Today, Eric and his brother Craig run the 4,000-square-foot factory and retail store, while Brian heads up the show crews and Dennis runs the office.

The demand for chocolate from retail customers and other vendors they supply is strong enough to keep the four men on their toes and the factory running daily.

Their Buckeye Chocolate label is known for its tasty contributions to trade shows from Tampa to Des Moines, a circuit that keeps four to five crews busy year-round.

Closer to home, the label is recognized in more than 40 Giant Eagle stores, plus other grocers like Heinen’s and Buehler’s.

Popularity

Some of the most popular confections to pump from the factory’s machines are chocolate-covered Oreos and Pringles, pecan turtles, red chocolate covered dried cherries, peanut and cashew brittles and the old standby, cinnamon nuts.

Hart said the nuts are still growing in popularity — the family distributes half a ton of them every two weeks through wholesale distributors. On the input end, the Harts use more than an entire semi-load of peanuts, almonds and cashews per year.

To keep the factory running, it also takes about 30,000 pounds of raw chocolate per year — enough to turn out 30 tons of finished bite-size goodies — plus 5,000 pounds of sugar per month.

“The good thing is, we’re only 4 years old and we’re still looking to grow a lot,” Hart said.

If indications are spot on, the business has lots of growth waiting ahead.

“People are still finding us through word of mouth, the Internet, or if they see us at a store or show,” Hart said. “We’ve been here, but even local people still tell us they never knew about us.”

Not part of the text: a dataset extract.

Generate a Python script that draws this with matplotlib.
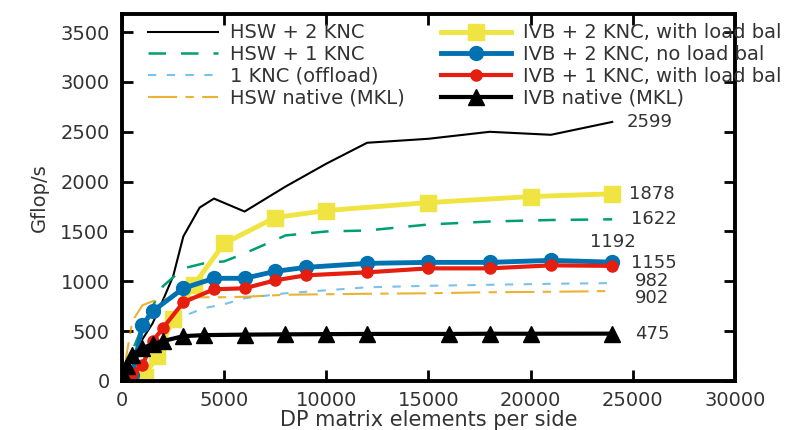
import numpy as np
import matplotlib.pyplot as plt

# HSW series
hsw2_x = [100, 250, 500, 1000, 1500, 2000, 2500, 3000, 3800, 4500, 6000, 8000, 10000, 12000, 15000, 18000, 21000, 24000]
hsw2_y = [30, 100, 250, 420, 580, 810, 1050, 1450, 1740, 1830, 1700, 1950, 2180, 2390, 2430, 2500, 2470, 2599]

hsw1_x = [100, 250, 500, 1000, 1500, 2000, 3000, 4000, 5000, 6000, 8000, 10000, 12000, 15000, 18000, 21000, 24000]
hsw1_y = [40, 120, 300, 550, 750, 950, 1130, 1180, 1200, 1280, 1460, 1500, 1510, 1570, 1600, 1615, 1622]

offl_x = [100, 250, 500, 1000, 1500, 2000, 3000, 4000, 5000, 6000, 8000, 10000, 12000, 15000, 18000, 21000, 24000]
offl_y = [20, 60, 150, 300, 420, 520, 650, 730, 770, 830, 880, 910, 940, 955, 965, 975, 982]

hswn_x = [100, 250, 500, 1000, 1500, 2000, 3000, 4000, 5000, 6000, 8000, 10000, 12000, 15000, 18000, 21000, 24000]
hswn_y = [100, 300, 600, 760, 800, 820, 840, 840, 840, 845, 865, 870, 875, 880, 890, 895, 902]

# IVB series
ivb2lb_x = [500, 1100, 1700, 2500, 3500, 5000, 7500, 10000, 15000, 20000, 24000]
ivb2lb_y = [0, 40, 250, 620, 960, 1380, 1640, 1710, 1790, 1850, 1878]

ivb2nl_x = [250, 500, 1000, 1500, 3000, 4500, 6000, 7500, 9000, 12000, 15000, 18000, 21000, 24000]
ivb2nl_y = [0, 60, 560, 700, 930, 1030, 1030, 1100, 1140, 1180, 1190, 1190, 1210, 1192]

ivb1lb_x = [250, 500, 1000, 1500, 2000, 3000, 4500, 6000, 7500, 9000, 12000, 15000, 18000, 21000, 24000]
ivb1lb_y = [30, 80, 160, 400, 530, 790, 920, 930, 1010, 1060, 1090, 1130, 1130, 1160, 1155]

ivbn_x = [100, 250, 500, 1000, 1500, 2000, 3000, 4000, 6000, 8000, 10000, 12000, 16000, 18000, 20000, 24000]
ivbn_y = [50, 150, 260, 330, 370, 400, 450, 460, 465, 468, 470, 472, 472, 474, 474, 475]

end_labels = ["2599", "1878", "1622", "1192", "1155", "982", "902", "475"]
label_pos = [(24700, 2600), (24800, 1880), (24900, 1630), (22900, 1390),
             (24900, 1185), (25100, 1000), (25100, 830), (25100, 470)]

plt.rcParams['font.family'] = 'DejaVu Sans'
fig = plt.figure(figsize=(8.03, 4.30), dpi=100)
ax = fig.add_axes([0.152, 0.114, 0.763, 0.853])

ax.plot(hsw2_x, hsw2_y, color='black', lw=1.5, label='HSW + 2 KNC')
ax.plot(hsw1_x, hsw1_y, color='#009e73', lw=1.8, dashes=(7, 6), label='HSW + 1 KNC')
ax.plot(offl_x, offl_y, color='#56b4e9', lw=1.5, dashes=(4, 5), alpha=0.8, label='1 KNC (offload)')
ax.plot(hswn_x, hswn_y, color='#e69f00', lw=1.5, dashes=(14, 4, 4, 4), alpha=0.8, label='HSW native (MKL)')

ax.plot(ivb2lb_x, ivb2lb_y, color='#f0e442', lw=3.5, marker='s', ms=12, label='IVB + 2 KNC, with load bal')
ax.plot(ivb2nl_x, ivb2nl_y, color='#0072b2', lw=3.5, marker='o', ms=10, label='IVB + 2 KNC, no load bal')
ax.plot(ivb1lb_x, ivb1lb_y, color='#e51e10', lw=3, marker='o', ms=8, label='IVB + 1 KNC, with load bal')
ax.plot(ivbn_x, ivbn_y, color='black', lw=3, marker='^', ms=11, label='IVB native (MKL)')

for txt, (tx, ty) in zip(end_labels, label_pos):
    ax.text(tx, ty, txt, fontsize=13, color='#333333', va='center', ha='left')

ax.set_xlim(0, 30000)
ax.set_ylim(0, 3680)
ax.set_xticks(np.arange(0, 30001, 5000))
ax.set_yticks(np.arange(0, 3501, 500))
ax.tick_params(direction='in', top=True, right=True, length=8, width=2,
               labelsize=14, labelcolor='#333333', pad=9)
ax.tick_params(axis='x', pad=7)
for s in ax.spines.values():
    s.set_linewidth(2.8)

ax.set_xlabel('DP matrix elements per side', fontsize=15, color='#333333', labelpad=0)
ax.set_ylabel('Gflop/s', fontsize=14, color='#333333', labelpad=8)

leg = ax.legend(loc='upper left', ncol=2, frameon=False, fontsize=14,
                handlelength=3.6, handletextpad=0.6, columnspacing=1.9,
                labelspacing=0.14, borderaxespad=0.3, bbox_to_anchor=(0.02, 1.012))
for t in leg.get_texts():
    t.set_color('#333333')

fig.savefig('out.png', dpi=100)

The family’s short-term goal is to open another retail store this year, perhaps in the Solon or Chardon area, to get their sweets more storefront exposure. They’ve also got a full line of fundraiser chocolate bars in the works, along with a number of corporate gifting programs.

Their growth — past, present and projected — has allowed them to continually update their equipment, including the recent addition of a new chocolate pump.

“Getting new equipment is really rewarding. I’d take a bigger chocolate melter before I took a bigger paycheck,” Hart admitted. “Anything to make the job easier on all of us.”

The greatest recipe

Hart said he believes his father’s greatest pride is developing the veal, syrup and chocolate businesses and bringing his three sons into all of them.

There’s plenty of pride, too, in watching as the third generation of Harts takes an interest in chocolates and sugary treats.

“The kids are our greatest taste testers. And half the time we don’t even know they’re tasting,” he joked.

The Harts’ new version of a sugar shack — one whose rubber hoses pump liquid chocolate instead of maple syrup — is proving very popular with consumers everywhere.

“We can’t make the stuff fast enough. We’re always out of something.”